PROBLEM TO SOLVE: Write out all the lines again, precisely as they stand, but without the images.
________________
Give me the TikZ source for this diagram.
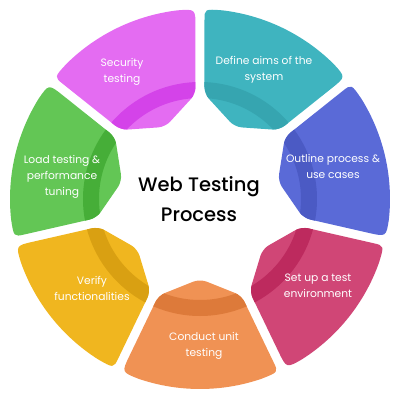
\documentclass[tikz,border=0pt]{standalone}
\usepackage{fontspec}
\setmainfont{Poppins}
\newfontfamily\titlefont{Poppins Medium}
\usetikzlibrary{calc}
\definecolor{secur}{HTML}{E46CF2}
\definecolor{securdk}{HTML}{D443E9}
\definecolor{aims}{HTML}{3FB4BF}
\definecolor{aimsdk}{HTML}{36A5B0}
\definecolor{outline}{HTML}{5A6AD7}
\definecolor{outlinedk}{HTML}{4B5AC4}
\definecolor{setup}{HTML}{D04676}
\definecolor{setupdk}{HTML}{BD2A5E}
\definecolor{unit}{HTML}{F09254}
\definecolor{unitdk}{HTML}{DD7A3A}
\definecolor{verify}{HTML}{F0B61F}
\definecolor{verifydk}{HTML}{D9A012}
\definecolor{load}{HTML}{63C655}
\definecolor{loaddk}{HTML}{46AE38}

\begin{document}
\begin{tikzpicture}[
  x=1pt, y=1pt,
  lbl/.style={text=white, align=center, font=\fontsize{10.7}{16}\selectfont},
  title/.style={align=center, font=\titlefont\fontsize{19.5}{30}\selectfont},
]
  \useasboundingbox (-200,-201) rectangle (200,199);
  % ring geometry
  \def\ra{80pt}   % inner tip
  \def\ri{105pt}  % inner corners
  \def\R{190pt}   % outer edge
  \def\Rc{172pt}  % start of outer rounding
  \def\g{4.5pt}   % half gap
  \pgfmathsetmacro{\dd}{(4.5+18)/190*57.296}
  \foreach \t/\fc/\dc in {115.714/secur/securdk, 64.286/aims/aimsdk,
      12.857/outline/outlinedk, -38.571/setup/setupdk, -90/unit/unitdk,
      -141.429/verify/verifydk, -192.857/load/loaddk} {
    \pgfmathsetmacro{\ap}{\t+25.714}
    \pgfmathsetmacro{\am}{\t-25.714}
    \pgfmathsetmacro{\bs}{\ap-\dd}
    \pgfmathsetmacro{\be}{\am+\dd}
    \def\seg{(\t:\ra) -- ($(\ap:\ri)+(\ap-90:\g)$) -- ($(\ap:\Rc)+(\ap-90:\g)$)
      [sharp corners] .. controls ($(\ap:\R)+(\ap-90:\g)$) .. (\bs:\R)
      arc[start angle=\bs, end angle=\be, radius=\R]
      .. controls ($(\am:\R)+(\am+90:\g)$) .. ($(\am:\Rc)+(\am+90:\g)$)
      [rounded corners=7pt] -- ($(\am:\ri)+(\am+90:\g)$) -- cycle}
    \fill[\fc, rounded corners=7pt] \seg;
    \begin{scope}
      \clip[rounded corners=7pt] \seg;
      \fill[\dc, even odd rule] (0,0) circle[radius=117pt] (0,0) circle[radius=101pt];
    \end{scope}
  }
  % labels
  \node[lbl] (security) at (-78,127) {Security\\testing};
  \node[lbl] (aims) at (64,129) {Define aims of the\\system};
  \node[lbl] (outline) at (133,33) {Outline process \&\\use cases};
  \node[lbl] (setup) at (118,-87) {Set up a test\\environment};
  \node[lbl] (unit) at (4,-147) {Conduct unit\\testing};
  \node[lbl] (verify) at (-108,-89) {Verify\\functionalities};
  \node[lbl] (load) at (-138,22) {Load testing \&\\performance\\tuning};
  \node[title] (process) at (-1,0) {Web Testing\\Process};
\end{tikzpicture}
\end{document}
________________
FULL ANSWER:
Give me the TikZ source for this diagram.
\documentclass[tikz,border=0pt]{standalone}
\usepackage{fontspec}
\setmainfont{Poppins}
\newfontfamily\titlefont{Poppins Medium}
\usetikzlibrary{calc}
\definecolor{secur}{HTML}{E46CF2}
\definecolor{securdk}{HTML}{D443E9}
\definecolor{aims}{HTML}{3FB4BF}
\definecolor{aimsdk}{HTML}{36A5B0}
\definecolor{outline}{HTML}{5A6AD7}
\definecolor{outlinedk}{HTML}{4B5AC4}
\definecolor{setup}{HTML}{D04676}
\definecolor{setupdk}{HTML}{BD2A5E}
\definecolor{unit}{HTML}{F09254}
\definecolor{unitdk}{HTML}{DD7A3A}
\definecolor{verify}{HTML}{F0B61F}
\definecolor{verifydk}{HTML}{D9A012}
\definecolor{load}{HTML}{63C655}
\definecolor{loaddk}{HTML}{46AE38}

\begin{document}
\begin{tikzpicture}[
  x=1pt, y=1pt,
  lbl/.style={text=white, align=center, font=\fontsize{10.7}{16}\selectfont},
  title/.style={align=center, font=\titlefont\fontsize{19.5}{30}\selectfont},
]
  \useasboundingbox (-200,-201) rectangle (200,199);
  % ring geometry
  \def\ra{80pt}   % inner tip
  \def\ri{105pt}  % inner corners
  \def\R{190pt}   % outer edge
  \def\Rc{172pt}  % start of outer rounding
  \def\g{4.5pt}   % half gap
  \pgfmathsetmacro{\dd}{(4.5+18)/190*57.296}
  \foreach \t/\fc/\dc in {115.714/secur/securdk, 64.286/aims/aimsdk,
      12.857/outline/outlinedk, -38.571/setup/setupdk, -90/unit/unitdk,
      -141.429/verify/verifydk, -192.857/load/loaddk} {
    \pgfmathsetmacro{\ap}{\t+25.714}
    \pgfmathsetmacro{\am}{\t-25.714}
    \pgfmathsetmacro{\bs}{\ap-\dd}
    \pgfmathsetmacro{\be}{\am+\dd}
    \def\seg{(\t:\ra) -- ($(\ap:\ri)+(\ap-90:\g)$) -- ($(\ap:\Rc)+(\ap-90:\g)$)
      [sharp corners] .. controls ($(\ap:\R)+(\ap-90:\g)$) .. (\bs:\R)
      arc[start angle=\bs, end angle=\be, radius=\R]
      .. controls ($(\am:\R)+(\am+90:\g)$) .. ($(\am:\Rc)+(\am+90:\g)$)
      [rounded corners=7pt] -- ($(\am:\ri)+(\am+90:\g)$) -- cycle}
    \fill[\fc, rounded corners=7pt] \seg;
    \begin{scope}
      \clip[rounded corners=7pt] \seg;
      \fill[\dc, even odd rule] (0,0) circle[radius=117pt] (0,0) circle[radius=101pt];
    \end{scope}
  }
  % labels
  \node[lbl] (security) at (-78,127) {Security\\testing};
  \node[lbl] (aims) at (64,129) {Define aims of the\\system};
  \node[lbl] (outline) at (133,33) {Outline process \&\\use cases};
  \node[lbl] (setup) at (118,-87) {Set up a test\\environment};
  \node[lbl] (unit) at (4,-147) {Conduct unit\\testing};
  \node[lbl] (verify) at (-108,-89) {Verify\\functionalities};
  \node[lbl] (load) at (-138,22) {Load testing \&\\performance\\tuning};
  \node[title] (process) at (-1,0) {Web Testing\\Process};
\end{tikzpicture}
\end{document}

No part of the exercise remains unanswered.